Motivational Quotes and Disability: It's Complicated
“Push yourself, because no one else is going to do it for you.” –Anonymous
Quotes like this are problematic for the disabled community — for a multitude of reasons. Many of us already struggle to stop pushing beyond our limits, which can be especially difficult as those limitations often haven’t always been present, and for many can change day-to-day without warning. Also, many people with disabilities require help, and not just for activities that would be considered “enrichment” but for our very existence to continue.
Here’s the thing — and please hear me out to the end before canceling me — it’s not about us.
That quote, unless sent directly to us in a private message, or spoken at us in a conversation, really was never intended for the disabled community, and that is OK. If it does get directed at someone who clearly needs support and understanding, rather than motivation, then it should be called out as being completely inappropriate. Also, if you see something along those lines, and it makes you feel down instead of inspired, opening a dialogue with the person sharing it could be an option that could grant both parties perspective.
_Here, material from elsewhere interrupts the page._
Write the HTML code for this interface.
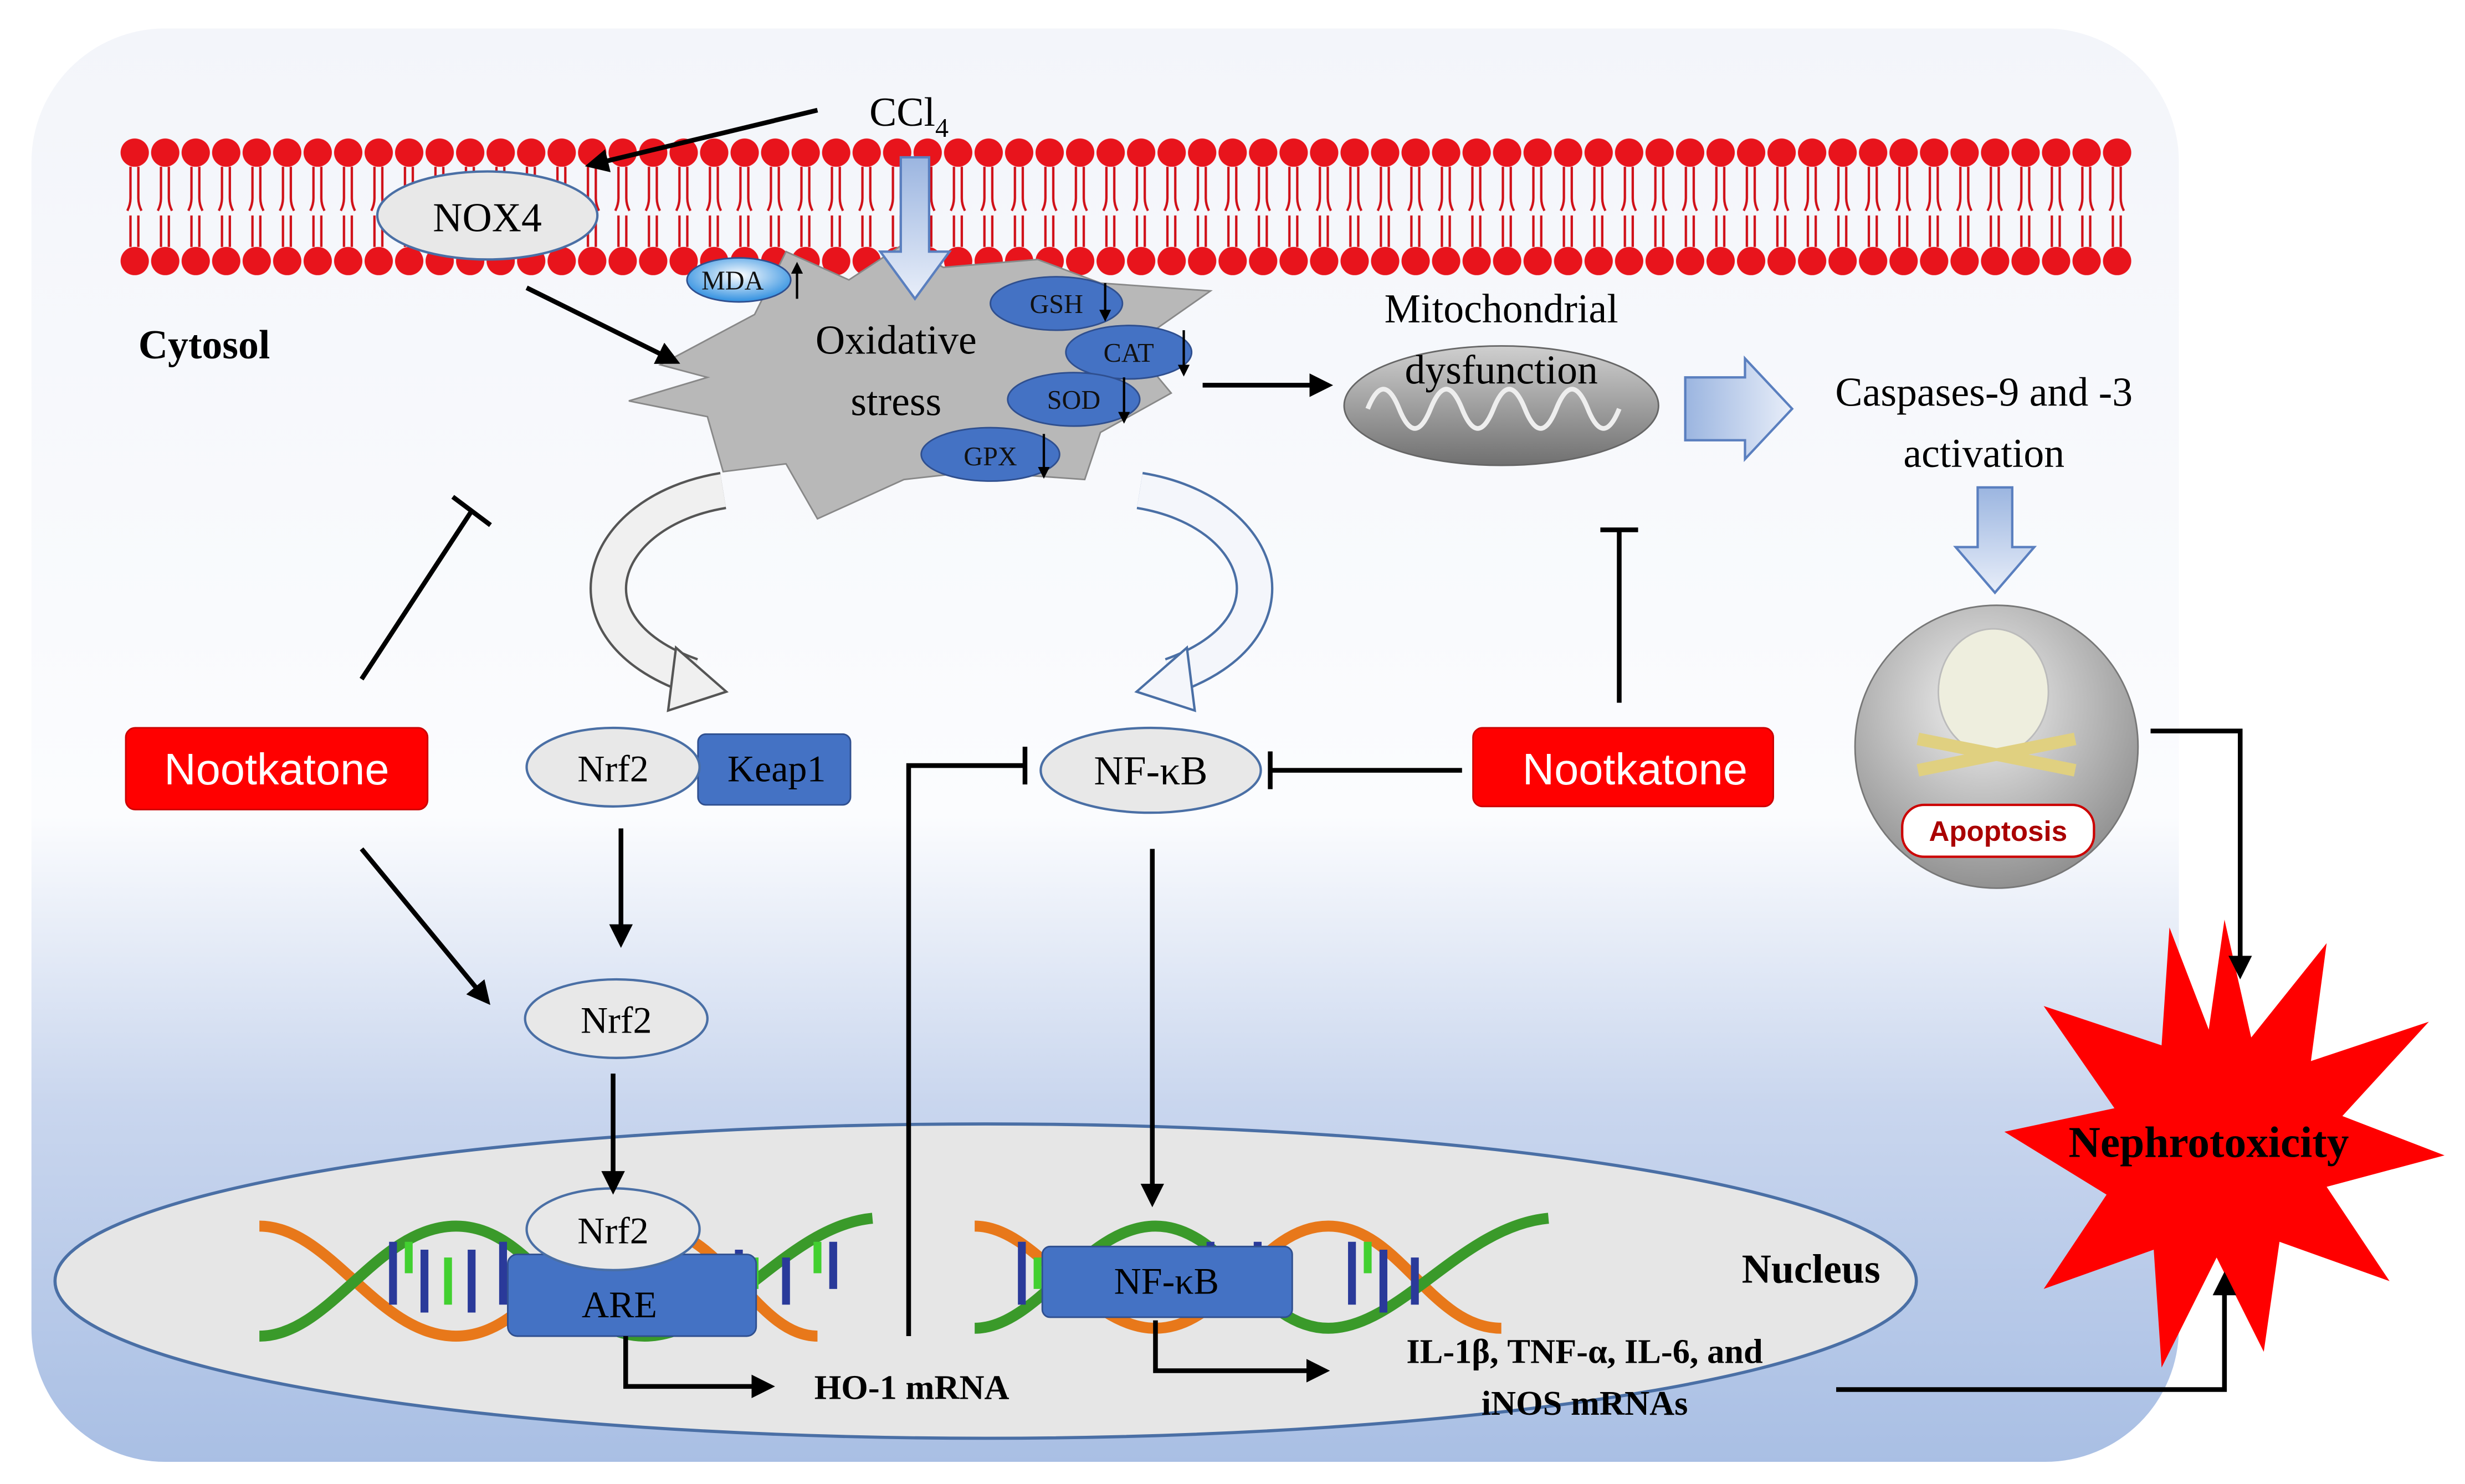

In some cases, it wasn’t meant for you, and that doesn’t make it exclusionary or ableist.
What I notice most often is that someone sees one of these “motivational quotes” on a billboard, public forum, business wall, an acquaintance’s Facebook page, etc., and then they get upset because the quote isn’t true for them. But different people respond to different stimuli. There is a reason these quotes are so popular. They make a lot of people feel good. In my opinion, being ableist doesn’t mean making a broad statement that doesn’t apply to certain people who have a disability. It would, however, be ableist to direct a statement towards someone that belittled them, their struggle, or their disability.
Personally, the idea of it not being about me was a very freeing one. I grew up very soft-hearted, but quick-tempered, and while I have mellowed with age, it is certainly fair to say there are still those tendencies within me. Being in an upset state of mind is not helpful for mental or physical health. Clearly, you should absolutely stand up for yourself when needed, and feeling upset is valid, regardless of the situation, because feelings happen, often even when we ourselves don’t want them to. However, I certainly get upset less when remembering that sometimes that thing I heard or read was meant as a positive for someone else and not a jab at me.
To be fair, and completely transparent, if you choose to adopt this perspective, it can backfire now and again when people try to encourage you.
For example:
I was on my way to Madison WI from the town in Arkansas where I grew up when a severe winter storm hit, and we had to turn back. We were making the trip for my third or fourth brain surgery, and I remember feeling so frustrated because it had been such a long and difficult process to get it scheduled. I’d been waiting nearly a year for this appointment, and now we had to reschedule. As a person of faith, someone from my church said, “God must have known that something wasn’t right, and sent you back home. This is for the best.” I believe in God, and I believe that he desires good things for his children (which in my opinion is everyone), but I don’t think a severe storm hit 250,000+ people to keep me home. I’m not that important. Which leaves me with the rather meaningless frustration of my surgical delay.
I will say this though, remembering that “it’s not about me” has saved me more frustration than it has caused, and by no small measure.